Question

At its boiling point $\left(\mathbf{280}\mathbf{°}\mathbf{C}\right)$and at atmospheric pressure, phosphorus has a gas density of$\mathbf{2}\mathbf{.}\mathbf{7}{\mathbf{gL}}^{\mathbf{-}\mathbf{1}}$ . Under the same conditions, nitrogen has a gas density of$\mathbf{0}\mathbf{.}\mathbf{62}{\mathbf{gL}}^{\mathbf{-}\mathbf{1}}$ . How many atoms of phosphorus are there in one phosphorus molecule under these conditions?

Short answer

The number of atoms in one phosphorus molecule is 4.

Step-by-step solution

Number of atoms

The formula used to calculate the number of atoms is:

$\mathbf{Z}\mathbf{=}\frac{\mathbf{Molarmassofelement}}{\mathbf{Originalmassofelement}}$

The molar mass can be obtained as:

$\mathbf{W}\mathbf{=}\frac{\mathbf{DRT}}{\mathbf{P}}$

The number of atoms of phosphorus present in one phosphorus molecule under these conditions

Let the molar mass of phosphorus at the given conditions be W.

For ideal gas it is given that:

$\text{W =}\frac{\text{DRT}}{\text{P}}$

Where,

D represent the density of phosphorus gas which is equal to 2.7 g/L.

R represent the universal gas constant which is equal to 0.0821 atm.L/molK

T represent the temperature which is equal to $\text{280°C}$.

P represent the atmospheric pressure which is equal to 1 atm.

The data can be substituted in the equation as:

$$\begin{gathered} \text{W =}\frac{\text{DRT}}{\text{P}} \\ \text{=}\frac{{\text{2.7gL}}^{\text{- 1}}\text{×0.0821atmL/mol.K×553K}}{\text{1atm}} \\ \text{=}\frac{\text{122.58g}}{\text{mol}} \end{gathered}$$

The original mass of phosphorus is 31 g/mol.

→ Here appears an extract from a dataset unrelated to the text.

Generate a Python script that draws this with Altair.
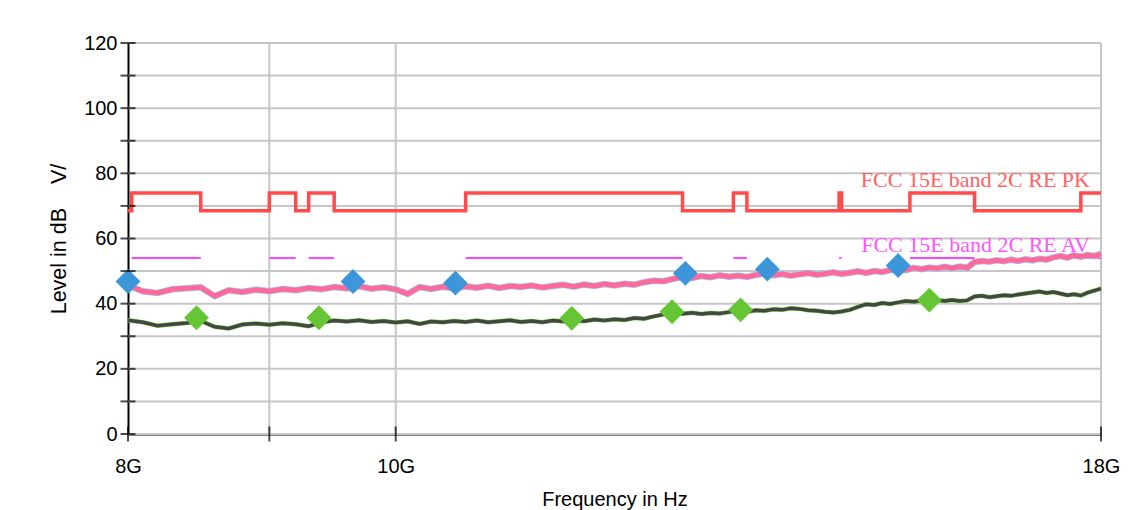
import altair as alt
import pandas as pd

# ---------------- data ----------------
freq_ghz = [8.0, 8.1, 8.2, 8.3, 8.4, 8.5, 8.6, 8.7, 8.8, 8.9,
            9.0, 9.1, 9.2, 9.3, 9.4, 9.5, 9.6, 9.7, 9.8, 9.9,
            10.0, 10.1, 10.2, 10.3, 10.4, 10.5, 10.6, 10.7, 10.8, 10.9,
            11.0, 11.1, 11.2, 11.3, 11.4, 11.5, 11.6, 11.7, 11.8, 11.9,
            12.0, 12.1, 12.2, 12.3, 12.4, 12.5, 12.6, 12.7, 12.8, 12.9,
            13.0, 13.1, 13.2, 13.3, 13.4, 13.5, 13.6, 13.7, 13.8, 13.9,
            14.0, 14.1, 14.2, 14.3, 14.4, 14.5, 14.6, 14.7, 14.8, 14.9,
            15.0, 15.1, 15.2, 15.3, 15.4, 15.5, 15.6, 15.7, 15.8, 15.9,
            16.0, 16.1, 16.2, 16.3, 16.4, 16.5, 16.6, 16.7, 16.8, 16.9,
            17.0, 17.1, 17.2, 17.3, 17.4, 17.5, 17.6, 17.7, 17.8, 17.9,
            18.0]

peak_level = [45.6, 43.8, 43.3, 44.4, 44.7, 45.0, 42.3, 44.1, 43.6, 44.3,
              43.8, 44.5, 44.1, 44.8, 44.4, 45.1, 44.7, 45.3, 44.6, 45.0,
              44.4, 43.0, 45.1, 44.5, 45.2, 44.7, 45.3, 44.9, 45.5, 44.8,
              45.4, 45.1, 45.6, 45.0, 45.4, 45.8, 45.2, 45.9, 45.4, 46.0,
              45.6, 46.1, 45.8, 46.6, 47.0, 46.9, 47.6, 48.2, 47.9, 48.5,
              48.1, 48.7, 48.3, 48.6, 48.2, 48.8, 49.3, 48.7, 49.1, 48.6,
              49.0, 49.4, 48.9, 49.2, 49.6, 49.1, 49.5, 49.9, 49.4, 50.0,
              49.7, 50.3, 50.8, 50.3, 51.0, 50.6, 51.1, 50.8, 51.3, 50.9,
              51.4, 51.0, 52.8, 53.1, 52.9, 53.3, 53.0, 53.5, 53.1, 53.6,
              53.3, 53.8, 53.5, 54.2, 54.6, 54.1, 54.8, 54.4, 54.9, 54.6,
              55.3]

avg_level = [34.9, 34.3, 33.2, 33.7, 34.1, 34.7, 32.9, 32.4, 33.6, 33.9,
             33.5, 34.0, 33.7, 33.1, 34.3, 34.8, 34.5, 34.9, 34.4, 34.7,
             34.2, 34.6, 33.8, 34.5, 34.3, 34.7, 34.4, 34.8, 34.3, 34.6,
             34.9, 34.4, 34.7, 34.3, 34.8, 34.5, 34.9, 34.6, 35.1, 34.8,
             35.2, 35.0, 35.6, 35.4, 36.1, 36.7, 37.3, 36.9, 37.2, 36.8,
             37.1, 37.0, 37.4, 37.8, 37.5, 38.0, 37.8, 38.3, 38.1, 38.6,
             38.4, 38.0, 37.8, 37.5, 37.3, 37.6, 38.1, 39.0, 39.8, 39.6,
             40.2, 39.9, 40.4, 40.8, 40.6, 41.0, 41.4, 41.1, 40.8, 41.1,
             40.8, 41.0, 42.2, 42.4, 42.0, 42.3, 42.6, 42.4, 42.8, 43.1,
             43.4, 43.7, 43.3, 43.6, 43.1, 42.6, 42.9, 42.5, 43.4, 44.0,
             44.6]

peak_marker_freq = [8.0, 9.65, 10.51, 12.73, 13.63, 15.20]
peak_marker_level = [46.8, 46.8, 46.3, 49.3, 50.6, 51.7]
avg_marker_freq = [8.47, 9.38, 11.58, 12.59, 13.33, 15.60]
avg_marker_level = [35.7, 35.7, 35.5, 37.5, 38.1, 41.1]

pk_limit_freq = [8.0, 8.025, 8.5, 9.0, 9.2, 9.3, 9.5, 10.6, 12.7, 13.25,
                 13.4, 14.47, 14.5, 15.35, 16.2, 17.7, 18.0]
pk_limit_level = [68.5, 74, 68.5, 74, 68.5, 74, 68.5, 74, 68.5, 74,
                  68.5, 74, 68.5, 74, 68.5, 74, 74]

av_band_start = [8.025, 9.0, 9.3, 10.6, 13.25, 14.47, 15.35, 17.7]
av_band_end = [8.5, 9.2, 9.5, 12.7, 13.4, 14.5, 16.2, 18.0]
av_limit_level = 54

x_tick_values = [8, 9, 10, 18]
x_tick_labels = ["8G", "", "10G", "18G"]
x_grid_values = [9, 10, 18]
y_tick_values = [0, 10, 20, 30, 40, 50, 60, 70, 80, 90, 100, 110, 120]

limit_names = ["FCC 15E band 2C RE PK", "FCC 15E band 2C RE AV"]
limit_label_levels = [74, 54]

# ---------------- tables ----------------
trace_df = pd.DataFrame({"f": freq_ghz, "pk": peak_level, "av": avg_level})
pk_mark_df = pd.DataFrame({"f": peak_marker_freq, "lvl": peak_marker_level})
av_mark_df = pd.DataFrame({"f": avg_marker_freq, "lvl": avg_marker_level})
pk_lim_df = pd.DataFrame({"f": pk_limit_freq, "lvl": pk_limit_level})
av_lim_df = pd.DataFrame({"f": av_band_start, "f2": av_band_end,
                          "lvl": [av_limit_level] * len(av_band_start)})
xt_df = pd.DataFrame({"f": x_tick_values, "lvl": [0] * len(x_tick_values)})
yt_df = pd.DataFrame({"f": [8] * len(y_tick_values), "lvl": y_tick_values})
ygrid_df = pd.DataFrame({"lvl": y_tick_values})
xgrid_df = pd.DataFrame({"f": x_grid_values})
lbl_df = pd.DataFrame({"f": [18, 18], "lvl": limit_label_levels,
                       "name": limit_names, "c": ["#ff6262", "#ff55ff"]})

FONT = "Liberation Sans"
GRID = "#c6c6c6"

label_expr = " : ".join(
    f"datum.value == {v} ? '{l}'" for v, l in zip(x_tick_values, x_tick_labels)
) + " : ''"

xscale = alt.Scale(type="log", domain=[8, 18], nice=False, zero=False)
yscale = alt.Scale(domain=[0, 120], nice=False, zero=True)

x_axis = alt.Axis(values=x_tick_values, labelExpr=label_expr, title="Frequency in Hz",
                  grid=False, ticks=False, domain=True, domainColor="black", domainWidth=2,
                  labelPadding=22, titlePadding=13, labelFont=FONT, titleFont=FONT,
                  labelFontSize=20, titleFontSize=20, labelColor="black", titleColor="black",
                  titleFontWeight="normal", labelFlush=False, labelOverlap=False)
y_axis = alt.Axis(values=y_tick_values,
                  labelExpr="datum.value % 20 == 0 ? datum.label : ''",
                  title="Level in dB\u00a0\u00a0\u00a0\u00a0V/", grid=False, ticks=False, domain=True,
                  domainColor="black", domainWidth=2, labelPadding=11, titlePadding=13,
                  labelFont=FONT, titleFont=FONT, labelFontSize=20, titleFontSize=21.5,
                  labelColor="black", titleColor="black", titleFontWeight="normal",
                  labelOverlap=False)

frame = alt.Chart(pd.DataFrame({"a": [0]})).mark_rect(
    fill="transparent", stroke="#cfcfcf", strokeWidth=2
).encode(x=alt.value(-123), x2=alt.value(1015), y=alt.value(-36), y2=alt.value(490))

ygrid = alt.Chart(ygrid_df).mark_rule(color=GRID, strokeWidth=2).encode(
    y=alt.Y("lvl:Q", scale=yscale, axis=y_axis))
xgrid = alt.Chart(xgrid_df).mark_rule(color=GRID, strokeWidth=2).encode(
    x=alt.X("f:Q", scale=xscale, axis=x_axis))

pk_limit = alt.Chart(pk_lim_df).mark_line(
    color="#ff4b4b", strokeWidth=3.5, interpolate="step-after"
).encode(x=alt.X("f:Q", scale=xscale), y=alt.Y("lvl:Q", scale=yscale))

av_limit = alt.Chart(av_lim_df).mark_rule(color="#ff44ff", strokeWidth=2).encode(
    x=alt.X("f:Q", scale=xscale), x2="f2:Q", y=alt.Y("lvl:Q", scale=yscale))

pk_under = alt.Chart(trace_df).mark_line(color="#9cc8f5", strokeWidth=6.5).encode(
    x=alt.X("f:Q", scale=xscale), y=alt.Y("pk:Q", scale=yscale))
pk_line = alt.Chart(trace_df).mark_line(color="#ff6a9a", strokeWidth=5).encode(
    x=alt.X("f:Q", scale=xscale), y=alt.Y("pk:Q", scale=yscale))
av_under = alt.Chart(trace_df).mark_line(color="#7ad64a", strokeWidth=4.5).encode(
    x=alt.X("f:Q", scale=xscale), y=alt.Y("av:Q", scale=yscale))
av_line = alt.Chart(trace_df).mark_line(color="#454545", strokeWidth=3.5).encode(
    x=alt.X("f:Q", scale=xscale), y=alt.Y("av:Q", scale=yscale))

pk_marks = alt.Chart(pk_mark_df).mark_point(
    shape="diamond", filled=True, size=620, color="#3d96d9", opacity=1
).encode(x=alt.X("f:Q", scale=xscale), y=alt.Y("lvl:Q", scale=yscale))
av_marks = alt.Chart(av_mark_df).mark_point(
    shape="diamond", filled=True, size=620, color="#66c535", opacity=1
).encode(x=alt.X("f:Q", scale=xscale), y=alt.Y("lvl:Q", scale=yscale))

labels = alt.Chart(lbl_df).mark_text(
    align="right", baseline="alphabetic", dx=-11, dy=-6,
    font="Liberation Serif", fontSize=22
).encode(x=alt.X("f:Q", scale=xscale), y=alt.Y("lvl:Q", scale=yscale),
         text="name:N", color=alt.Color("c:N", scale=None))

x_ticks = alt.Chart(xt_df).mark_tick(orient="vertical", size=15, thickness=2, color="black").encode(
    x=alt.X("f:Q", scale=xscale), y=alt.Y("lvl:Q", scale=yscale))
y_ticks = alt.Chart(yt_df).mark_tick(orient="horizontal", size=15, thickness=2, color="black").encode(
    x=alt.X("f:Q", scale=xscale), y=alt.Y("lvl:Q", scale=yscale))

chart = alt.layer(
    frame, ygrid, xgrid, pk_limit, av_limit, pk_under, pk_line, av_under, av_line,
    pk_marks, av_marks, labels, x_ticks, y_ticks
).properties(
    width=973, height=391,
    autosize=alt.AutoSizeParams(type="none"),
    padding={"left": 120, "top": 35, "right": 30, "bottom": 100},
    background="white"
).configure_view(stroke="transparent")

chart.save("out.html", embed_options={"renderer": "svg", "actions": False})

Let the number of atoms in one phosphorus molecule be Z.

The value of Z can be found as:

$$\begin{gathered} \text{Z =}\frac{\text{Molar mass of phosphorus}}{\text{Original mass of phosphorus}} \\ \text{=}\frac{{\text{122.5835 g mol}}^{\text{- 1}}}{{\text{31g mol}}^{\text{- 1}}} \\ \text{= 4} \end{gathered}$$

The number of atoms in one phosphorus molecule is 4.